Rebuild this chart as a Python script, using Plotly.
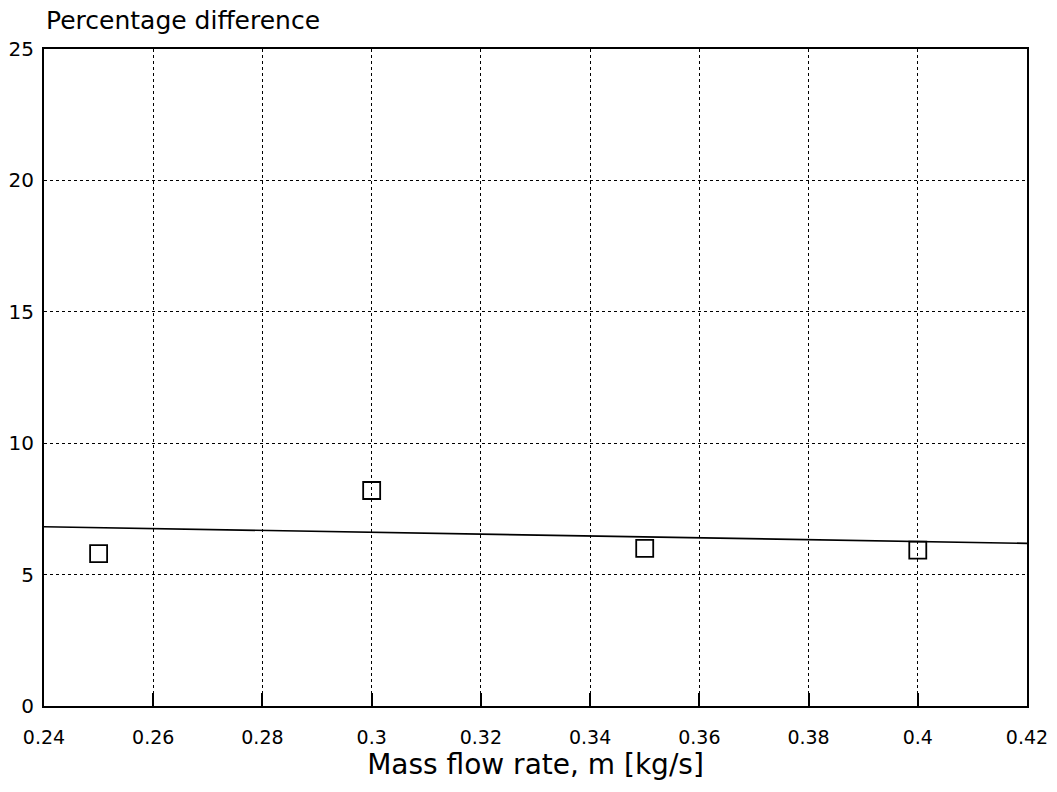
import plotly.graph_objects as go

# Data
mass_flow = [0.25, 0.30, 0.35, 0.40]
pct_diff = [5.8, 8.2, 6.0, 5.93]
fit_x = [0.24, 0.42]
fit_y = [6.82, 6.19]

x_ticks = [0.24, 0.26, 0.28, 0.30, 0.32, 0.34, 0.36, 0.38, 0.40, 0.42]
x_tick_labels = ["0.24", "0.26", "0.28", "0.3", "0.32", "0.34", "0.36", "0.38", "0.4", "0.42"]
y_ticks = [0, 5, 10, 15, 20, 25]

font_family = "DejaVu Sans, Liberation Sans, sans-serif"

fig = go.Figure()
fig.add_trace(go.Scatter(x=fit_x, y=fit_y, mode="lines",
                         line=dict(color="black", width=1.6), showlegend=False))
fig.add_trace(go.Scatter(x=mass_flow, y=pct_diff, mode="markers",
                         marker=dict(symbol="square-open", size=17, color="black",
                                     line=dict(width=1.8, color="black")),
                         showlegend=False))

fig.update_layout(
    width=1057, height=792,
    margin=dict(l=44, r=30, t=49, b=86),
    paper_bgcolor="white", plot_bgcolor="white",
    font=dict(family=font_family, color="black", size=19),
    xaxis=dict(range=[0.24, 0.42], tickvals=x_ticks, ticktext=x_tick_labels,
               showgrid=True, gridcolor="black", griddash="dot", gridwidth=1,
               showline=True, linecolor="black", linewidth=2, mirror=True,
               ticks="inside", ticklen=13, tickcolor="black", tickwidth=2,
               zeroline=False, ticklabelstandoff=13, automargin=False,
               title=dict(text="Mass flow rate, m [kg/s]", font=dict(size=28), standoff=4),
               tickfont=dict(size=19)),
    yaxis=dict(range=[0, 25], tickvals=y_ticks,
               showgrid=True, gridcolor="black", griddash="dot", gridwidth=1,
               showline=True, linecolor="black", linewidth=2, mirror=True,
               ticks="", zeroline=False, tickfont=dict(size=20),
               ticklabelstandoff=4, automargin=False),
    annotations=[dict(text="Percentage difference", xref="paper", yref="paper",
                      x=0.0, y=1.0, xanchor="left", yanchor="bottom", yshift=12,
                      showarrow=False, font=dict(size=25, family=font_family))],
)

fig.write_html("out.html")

##########

* _JOB_: Repeat the data above exactly, but not the pictures.

* _RESULT OF THE EXERCISE_:
Rebuild this chart as a Python script, using Plotly.
import plotly.graph_objects as go

# Data
mass_flow = [0.25, 0.30, 0.35, 0.40]
pct_diff = [5.8, 8.2, 6.0, 5.93]
fit_x = [0.24, 0.42]
fit_y = [6.82, 6.19]

x_ticks = [0.24, 0.26, 0.28, 0.30, 0.32, 0.34, 0.36, 0.38, 0.40, 0.42]
x_tick_labels = ["0.24", "0.26", "0.28", "0.3", "0.32", "0.34", "0.36", "0.38", "0.4", "0.42"]
y_ticks = [0, 5, 10, 15, 20, 25]

font_family = "DejaVu Sans, Liberation Sans, sans-serif"

fig = go.Figure()
fig.add_trace(go.Scatter(x=fit_x, y=fit_y, mode="lines",
                         line=dict(color="black", width=1.6), showlegend=False))
fig.add_trace(go.Scatter(x=mass_flow, y=pct_diff, mode="markers",
                         marker=dict(symbol="square-open", size=17, color="black",
                                     line=dict(width=1.8, color="black")),
                         showlegend=False))

fig.update_layout(
    width=1057, height=792,
    margin=dict(l=44, r=30, t=49, b=86),
    paper_bgcolor="white", plot_bgcolor="white",
    font=dict(family=font_family, color="black", size=19),
    xaxis=dict(range=[0.24, 0.42], tickvals=x_ticks, ticktext=x_tick_labels,
               showgrid=True, gridcolor="black", griddash="dot", gridwidth=1,
               showline=True, linecolor="black", linewidth=2, mirror=True,
               ticks="inside", ticklen=13, tickcolor="black", tickwidth=2,
               zeroline=False, ticklabelstandoff=13, automargin=False,
               title=dict(text="Mass flow rate, m [kg/s]", font=dict(size=28), standoff=4),
               tickfont=dict(size=19)),
    yaxis=dict(range=[0, 25], tickvals=y_ticks,
               showgrid=True, gridcolor="black", griddash="dot", gridwidth=1,
               showline=True, linecolor="black", linewidth=2, mirror=True,
               ticks="", zeroline=False, tickfont=dict(size=20),
               ticklabelstandoff=4, automargin=False),
    annotations=[dict(text="Percentage difference", xref="paper", yref="paper",
                      x=0.0, y=1.0, xanchor="left", yanchor="bottom", yshift=12,
                      showarrow=False, font=dict(size=25, family=font_family))],
)

fig.write_html("out.html")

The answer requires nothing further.